# Identification



## MathGSR98 (Sep 28, 2006)

Hi folks,
I'm from Quebec, Canada and there is a "huge" spider outside of my house, right next to my door. I said huge, I meant for here because we usually don't have big spiders... Anyway I'll post 2 pictures and I hope someone will find out the name of it. Roughly I would say it measures 1"1/4 and I think that she's pregnant! (big butt).
There it is:
(sorry for my bad english)


----------



## Arachnophilist (Sep 28, 2006)

did you want to know what it is? its aan Araneus diadematus or a "cross backed spider" they are the most common spider in the world apparently. I live in Vancouver BC. and I have one living outside my front door.. you should keep an eye out or look up pics of the male! they are so small its funny.. must be scary with one of those big girls! nice pics man!

Take care 
Christopher


----------



## MathGSR98 (Sep 29, 2006)

Thank you dude.
I thought it was not a common spider. The male is really smaller than the big mamma! Now that I have their name, I'll be able to get some infos about them.
Thanks again.


----------



## Arachnophilist (Sep 29, 2006)

you're very welcome! and they may be common but they are very cool! they make good pet spiders actually. and they come in a HUGE array of colors. well I like am at least.. the one outside my door is one I caught and placed there so it would have a web by the front light. :0) get the shows every night!

Take Care
Chris


----------



## Tyler (Sep 29, 2006)

i see those all the time but i thought they were uner the name "common house spider"for sure they are common


----------



## Glen Southern (Sep 30, 2006)

They are found almost everywhere but the variety of colours is a fantastic thing to study.

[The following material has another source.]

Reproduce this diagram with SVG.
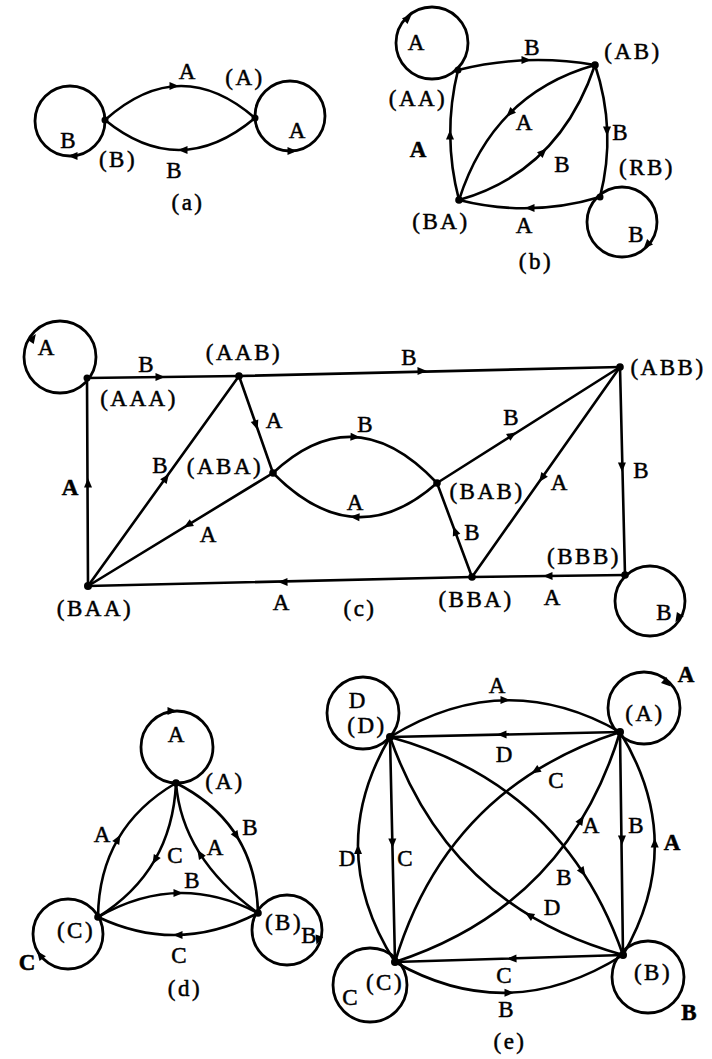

I'm in the UK (Northwest, North Cheshire) and I've studied a number of colonies aroud here. I have a spider enclosure in my garden and I have collected a few of my favorites. The best being an awesome black phase and a striking red one. Very cool and very common.


----------



## MathGSR98 (Oct 2, 2006)

I'm affraid of something: where will go the babies when they will be born? I'm on the 3rd floor (top floor) and the spider is on my small balcony. Is there a chance that they will enter and infest my appartment? Usually I find the spider very interesting, but I don't want to live in the same place... And also I have a little phobia about them, I'm not able to touch them, etc... It would be interesting to catch her and keep her in captivity. Should I wait for her to give birth??
(sorry again for my english, I'm a french speaker).


----------



## Gigas (Oct 2, 2006)

Not too sure, but i know in some spider species the young make a trail of silken threead which the wind blows them away on, if there is an egg sac you won't have to worry about it hatching till spring next year


----------



## Tegenaria (Oct 2, 2006)

I have noticed absolutely loads of these in our garden this year. and theyre always females!


----------